[bv-dev] BVAL-234 @NotNull @Id for JPA and Bean Validation

Emmanuel Bernard emmanuel at hibernate.org
Tue May 22 10:10:54 EDT 2012


On 22 mai 2012, at 08:33, Gunnar Morling wrote:
> Right. I guess what I'm just not totally comfortable with is the fact that, when looking at an entity, it gets a bit more complicated to understand whether a @NotNull constraint is validated or not.
> 
> By defining a validation group such as @PreUpdate and putting the @NotNull constraint into that group a user could solve the issue in an easy-to-understand way leveraging the existing mechanisms.
> 
> I see that such a feature would probably help to give a better "it-just-works" experience. But one could also argue that using a sequence (or another id generation strategy not providing a value before the insert) and a @NotNull constraint within a group which is validated upon insertion represents an inconsistency within the data model.
> 
> On a more practical side: How would a JPA provider implement that feature?
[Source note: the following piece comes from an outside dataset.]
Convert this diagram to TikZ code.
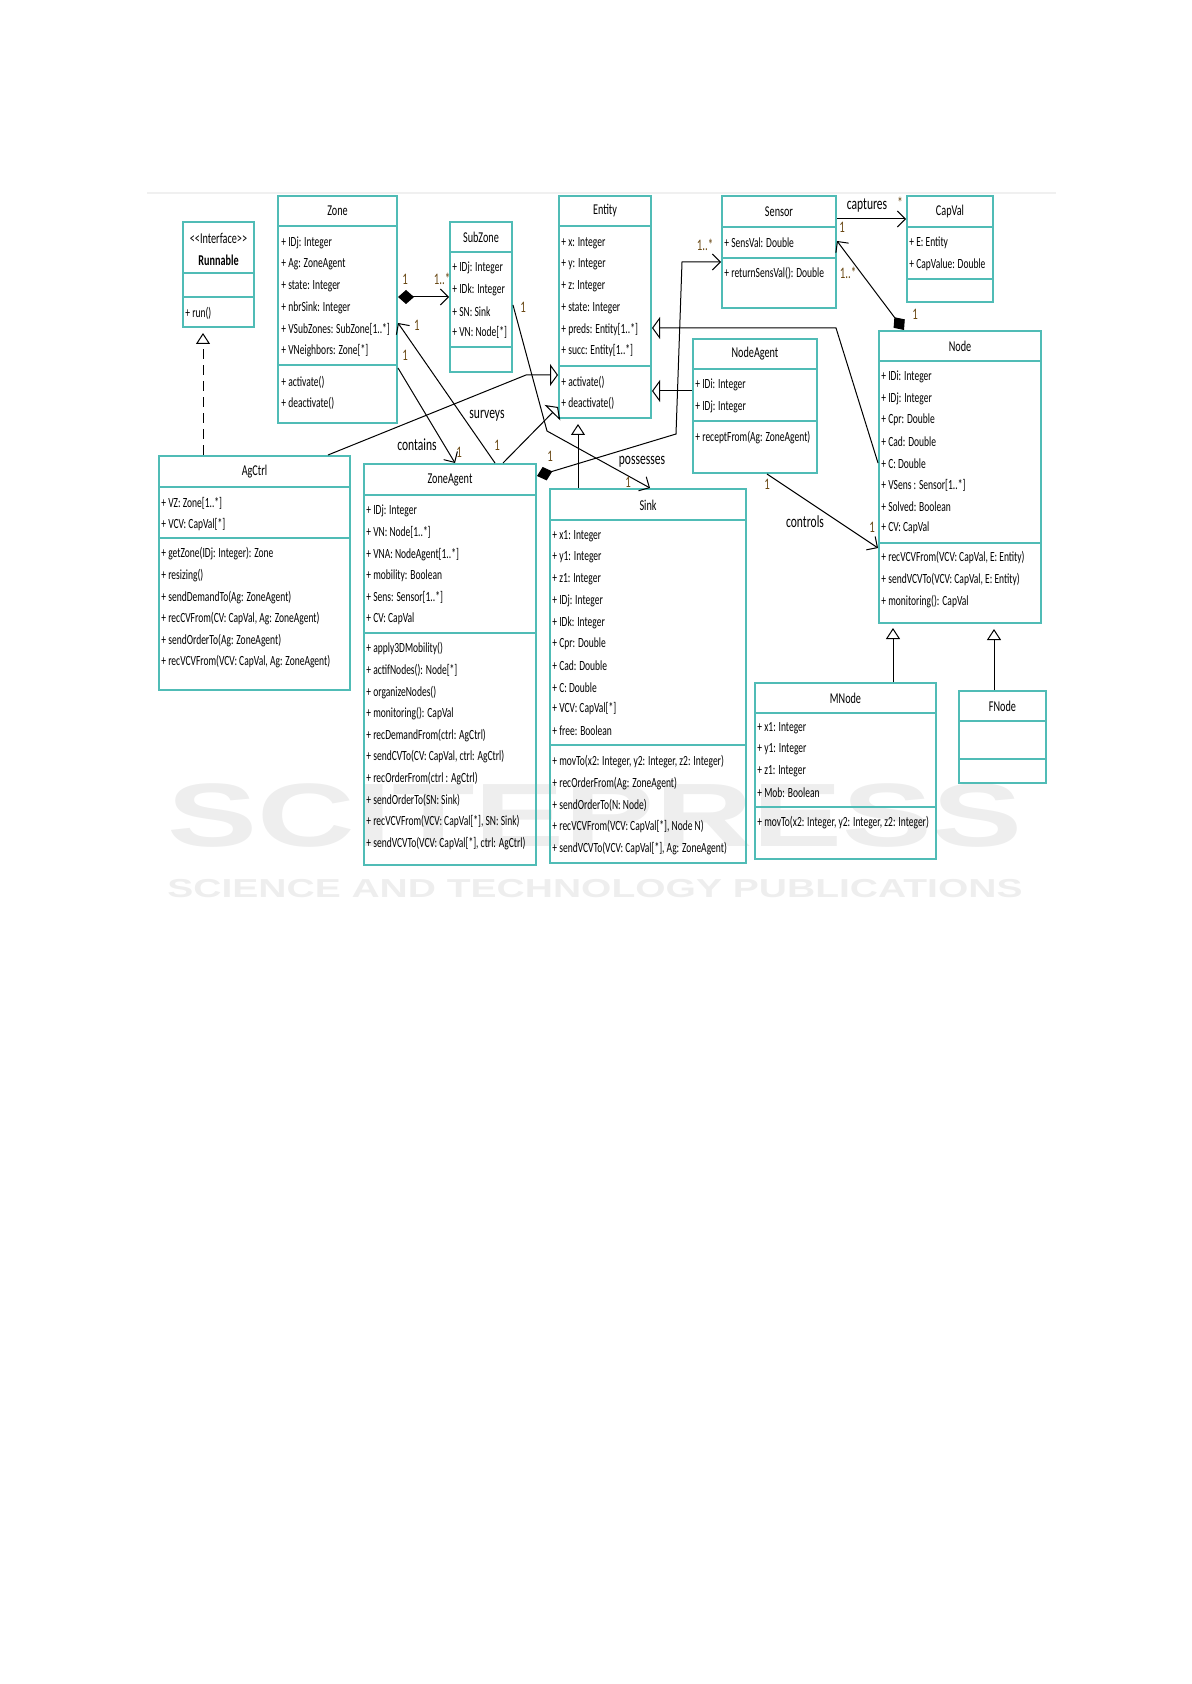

The simplest would probably be to validate all constraints and then ignore any id-related violations based on the chosen generation strategy. Or do you think we should define a way to control whether certain constraints are to be excluded by the BV runtime?
> 

I understand we are talking about a trade-off between a bit of magic vs usability. We all know Bean Validation pretty well and in 10 mins we know that using a group can work around that. I could understand the full problem in 15 mins because I happen to be in both the JPA and the BV expert group. But how long would it have taken you? The NetBeans team got it backwards for example.

Think about regular developers, they probably don't really know that an id can be populated after the object is saved in the database. So when they see such an exception popping up, they expect a bug in either the JPA or Bean Validation provider. Once they realize it might not be a bug, they have to find out the fairly verbose workaround.

With option #3, the issue is silently ignored. Is that bad? My claim is that it is not bad because the value is generated anyways and the probability of having a erroneous constraint is low. And as Sebastien proposed we could do a post-create checking for the id property and give the feedback to the user.

I don't want to see a blog post down the line claiming that Java EE designers are stupid morons not to take care of such trivial issue and have them explaining why platform X or Y is better because of those details.

About the implementation, the JPA provider would pass a custom TraversableResolver that would return false to isReachable(…) when the node is the identifier property of the entity instance.